“Sovereignty is not isolationism”; so said French President Sarkozy when he signed a historic agreement with UK Prime Minister on defence co-operation.
The deal between the UK and France aims for quite some far-reaching measures that will pool the defence capabilities of both countries for the next 50 years.
David Cameron was keen also to assure the media that the UK would not be restricted in making strategic defence decisions by pooling resources and capabilities with the French.
Does this new entente cordiale mark a step towards a deeper EU defence policy, or does it in fact create a pragmatic alternative that would in reality preclude any closer EU-level co-operation?
Britain and France are the two largest military spenders in the EU and therefore form the essential pillars of any EU defence ambitions. The two governments account for almost half of all military spending in the EU. However, both have a very different approach to EU defence policy. France, only recently a full member of NATO, have traditionally been enthusiastic about an EU role in defence; the UK have been careful to pick and choose areas for more EU co-operation, preferring to develop a leading role for itself in NATO.
When US Secretary of State, Hilary Clinton came to Brussels last month, she implied that impending cuts to the UK defence budget would only undermine the usefulness of the UK within NATO – and as a military ally of the US. The UK Government, nevertheless, pressed on with stringent cuts to its defence budget.
The Strategic Defence and Security Review (SDSR), which the UK Government issued on 19th October, foresees significant cuts in military capabilities with 8 percent cuts to the defence budget over the next four years
The budget cuts are the main reason for the UK’s decision to enter a pragmatic bilateral relationship with France.
The UK-France deal includes the creation of a joint expedition force, the shared use of aircraft carriers as well as cooperation for the maintenance and spare parts of strategic airlift capabilities. What has been deemed as ‘modest’ combined efforts on the safety and effectiveness of both countries’ nuclear weapons are also part of the deal.
An emergency deployment force will have 5000 service-men and women from each country, with land, sea and air components and with commanders rotating between UK and France.

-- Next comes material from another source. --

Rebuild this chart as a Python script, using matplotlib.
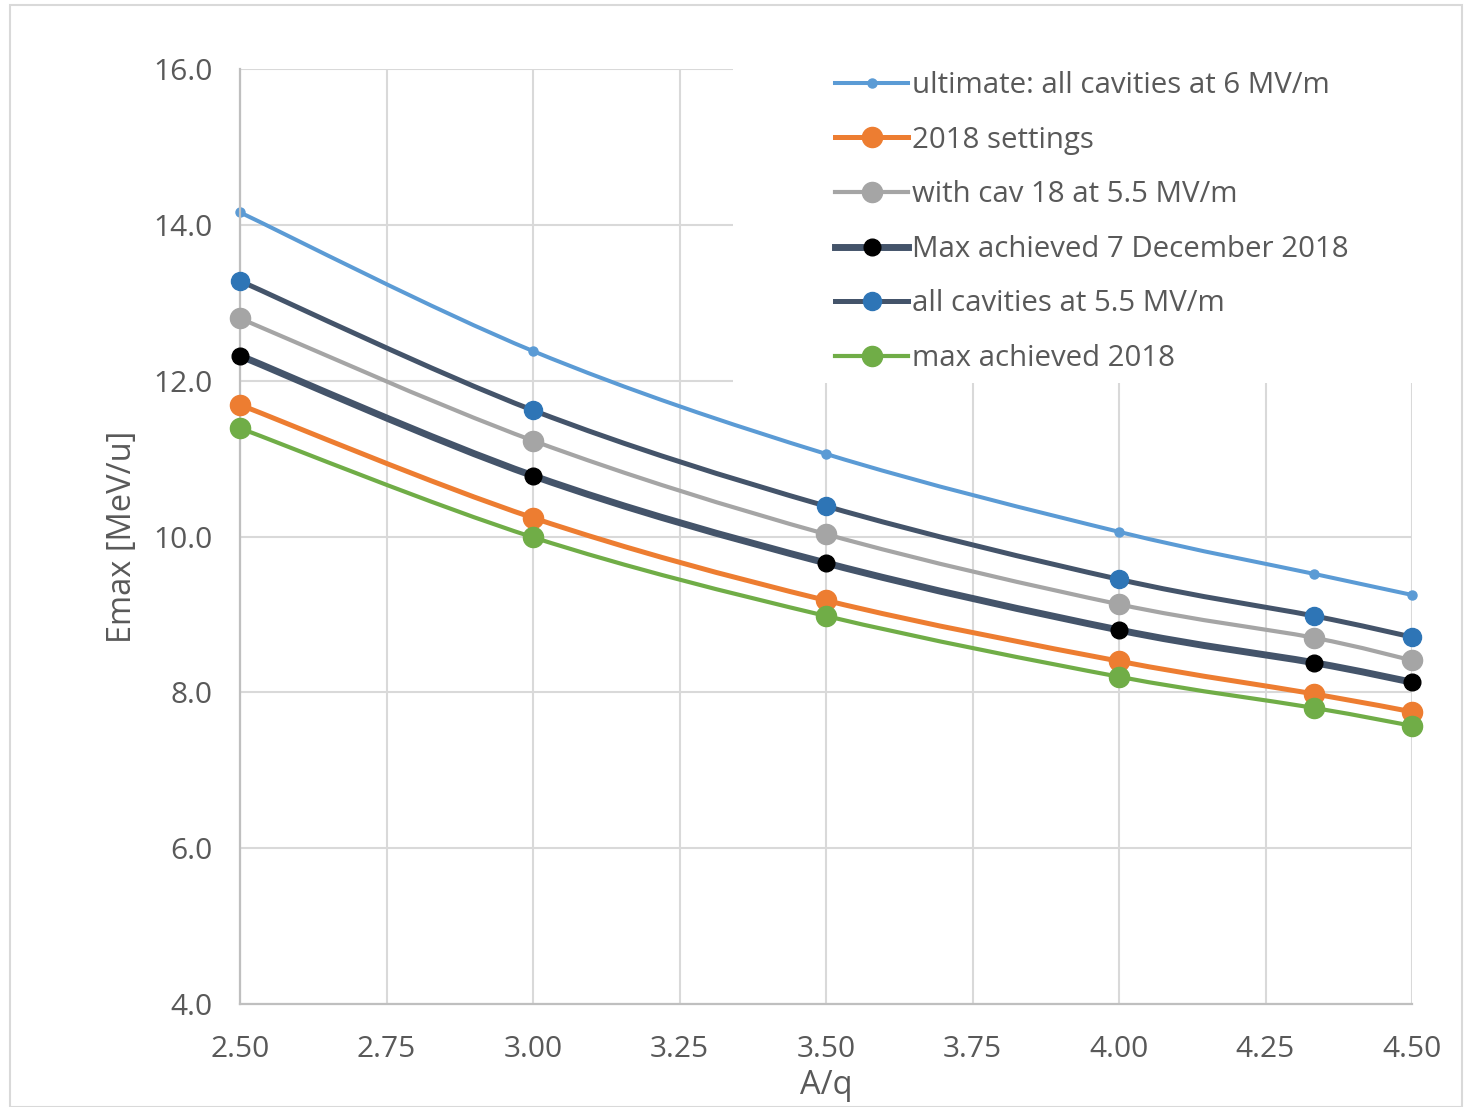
import matplotlib
matplotlib.use("Agg")
import matplotlib.pyplot as plt
from matplotlib.path import Path
from matplotlib.patches import PathPatch, Rectangle
from matplotlib.lines import Line2D
import numpy as np

plt.rcParams['font.family'] = ['Open Sans', 'DejaVu Sans']

# ---------------- data ----------------
aq = [2.5, 3.0, 3.5, 4.0, 4.333, 4.5]
labels = ["ultimate: all cavities at 6 MV/m", "2018 settings", "with cav 18 at 5.5 MV/m",
          "Max achieved 7 December 2018", "all cavities at 5.5 MV/m", "max achieved 2018"]
ultimate = [14.16, 12.38, 11.06, 10.06, 9.52, 9.25]
settings_2018 = [11.69, 10.24, 9.18, 8.40, 7.98, 7.75]
cav18 = [12.80, 11.23, 10.03, 9.13, 8.70, 8.41]
max_dec = [12.32, 10.78, 9.66, 8.80, 8.38, 8.13]
all_55 = [13.28, 11.62, 10.39, 9.45, 8.98, 8.71]
max_2018 = [11.39, 9.99, 8.98, 8.20, 7.80, 7.57]
series = [ultimate, settings_2018, cav18, max_dec, all_55, max_2018]

xticks = [2.50, 2.75, 3.00, 3.25, 3.50, 3.75, 4.00, 4.25, 4.50]
yticks = [4.0, 6.0, 8.0, 10.0, 12.0, 14.0, 16.0]

# styles
line_colors = ['#5B9BD5', '#ED7D31', '#A5A5A5', '#44546A', '#44546A', '#70AD47']
marker_colors = ['#5B9BD5', '#ED7D31', '#A5A5A5', '#000000', '#2E75B6', '#70AD47']
line_widths = [2.9, 3.6, 3.0, 5.0, 3.6, 3.0]
marker_sizes = [6.5, 14.5, 14.5, 12.0, 13.0, 14.5]

W, H = 1470, 1107
fig = plt.figure(figsize=(W / 100, H / 100), dpi=100)
ax = fig.add_axes([240 / W, 1 - 1004 / H, (1412 - 240) / W, (1004 - 69) / H])

# outer border of chart area
fig.patches.append(Rectangle((10 / W, 0), (1462 - 10) / W, 1 - 5 / H, transform=fig.transFigure,
                             fill=False, edgecolor='#D9D9D9', linewidth=1.5))

ax.set_xlim(2.5, 4.5)
ax.set_ylim(4.0, 16.0)
ax.set_xticks(xticks)
ax.set_yticks(yticks)
ax.set_xticklabels([f"{v:.2f}" for v in xticks])
ax.set_yticklabels([f"{v:.1f}" for v in yticks])
ax.tick_params(length=0, labelsize=21.5, colors='#595959')
ax.tick_params(axis='y', pad=20)
ax.tick_params(axis='x', pad=22)
ax.set_axisbelow(True)
ax.grid(True, color='#D9D9D9', linewidth=1.5)
for s in ['top', 'right']:
    ax.spines[s].set_visible(False)
for s in ['left', 'bottom']:
    ax.spines[s].set_color('#BFBFBF')
    ax.spines[s].set_linewidth(1.6)

# white legend area covering the grid
ax.add_patch(Rectangle((0.4206, 0.664), 0.62, 0.36, transform=ax.transAxes, facecolor='white',
                       edgecolor='none', zorder=1, clip_on=False))


def smooth_path(x, y):
    pts = np.column_stack([x, y])
    n = len(pts)
    verts = [pts[0]]
    codes = [Path.MOVETO]
    for i in range(n - 1):
        p0 = pts[i - 1] if i > 0 else pts[i]
        p1 = pts[i]
        p2 = pts[i + 1]
        p3 = pts[i + 2] if i + 2 < n else pts[i + 1]
        c1 = p1 + (p2 - p0) / 6.0
        c2 = p2 - (p3 - p1) / 6.0
        verts += [c1, c2, p2]
        codes += [Path.CURVE4] * 3
    return Path(verts, codes)


handles = []
for k, ys in enumerate(series):
    z = 2 + k
    patch = PathPatch(smooth_path(aq, ys), facecolor='none', edgecolor=line_colors[k],
                      linewidth=line_widths[k], capstyle='round', joinstyle='round', zorder=z)
    ax.add_patch(patch)
    ax.plot(aq, ys, linestyle='none', marker='o', markersize=marker_sizes[k],
            markerfacecolor=marker_colors[k], markeredgecolor=marker_colors[k], zorder=z + 0.5,
            clip_on=False)
    handles.append(Line2D([], [], color=line_colors[k], linewidth=line_widths[k], marker='o',
                          markersize=marker_sizes[k], markerfacecolor=marker_colors[k],
                          markeredgecolor=marker_colors[k]))

leg = ax.legend(handles, labels, loc='upper left', bbox_to_anchor=(835 / W, 1 - 71 / H),
                bbox_transform=fig.transFigure, frameon=False, fontsize=21.2,
                handlelength=2.48, handletextpad=0.14, labelspacing=0.87, borderpad=0,
                borderaxespad=0)
for t in leg.get_texts():
    t.set_color('#595959')
leg.set_zorder(20)

fig.text(122 / W, 1 - 537 / H, "Emax [MeV/u]", rotation=90, ha='center', va='center',
         fontsize=23.5, color='#595959')
fig.text(826 / W, 1 - 1086 / H, "A/q", ha='center', va='center', fontsize=23.5, color='#595959')

fig.savefig("out.png", dpi=100)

Some of this makes good practical sense for both parties –. The UK won’t have its second carrier until 2020 but once it does, the French can use it as an alternative to the unreliable “Charles de Gaulle”.
The extent of nuclear cooperation established by the deal underscores the will to retain absolutely independent nuclear capabilities, maintaining mutual secrecy of the strength of the French ‘force de frappe’ vs. the British submarine ballistic missile force.
However, Strategic airlift continues to be a problem for Europe which it is only now dealing with the new Airbus A400M, already late in schedule, set to be delivered only in 2012
A recent centre for European reform paper says that “London must invest the same political energy it has devoted to France towards exploring additional savings with other European countries.
Certainly the SDSR, has opened the possibility of closer defence co-operation with Germany, Italy, the Netherlands and Spain.
The SDSR says that the EU has a role to play in “promoting security and prosperity”.
That the SDSR does not see bilateral co-operation on defence operations and capabilities as an alternative to a fully-formed EU defence policy is striking – not least because its principal author is Defence Secretary, Liam Fox, an ardent Euro-sceptic who was, in opposition, keen to seethe UK withdraw from the European Defence Agency and openly opposed a stronger foreign policy that would result from the Lisbon Treaty.
That does not mean the UK Government has not been critical where it believes European military operations have failed. The EU mission in support of security sector reform in Guinea-Bissau and the military training mission for Somali security forces has raised eyebrows in the Foreign Office. But the UK wants to keep the EU’s military deployment in Bosnia-Herzegovina
Notwithstanding some highly effective EU military programmes, EU defence policy has been stagnant, on the whole, since the Iraq war. The success of the France-UK deal could provide the EU with an impetus to further develop EU co-operation on defence and security. The so-called Common Security and Defence Policy still falls short of any workable EU-wide decision-making capacity.
However, that is to assume the France-UK deal will work in practice. In 1998, both countries signed the St Malo defence accord which was within the NATO framework. Just five years later, it was forgotten as France became the UK’s biggest critic for going to war with Iraq.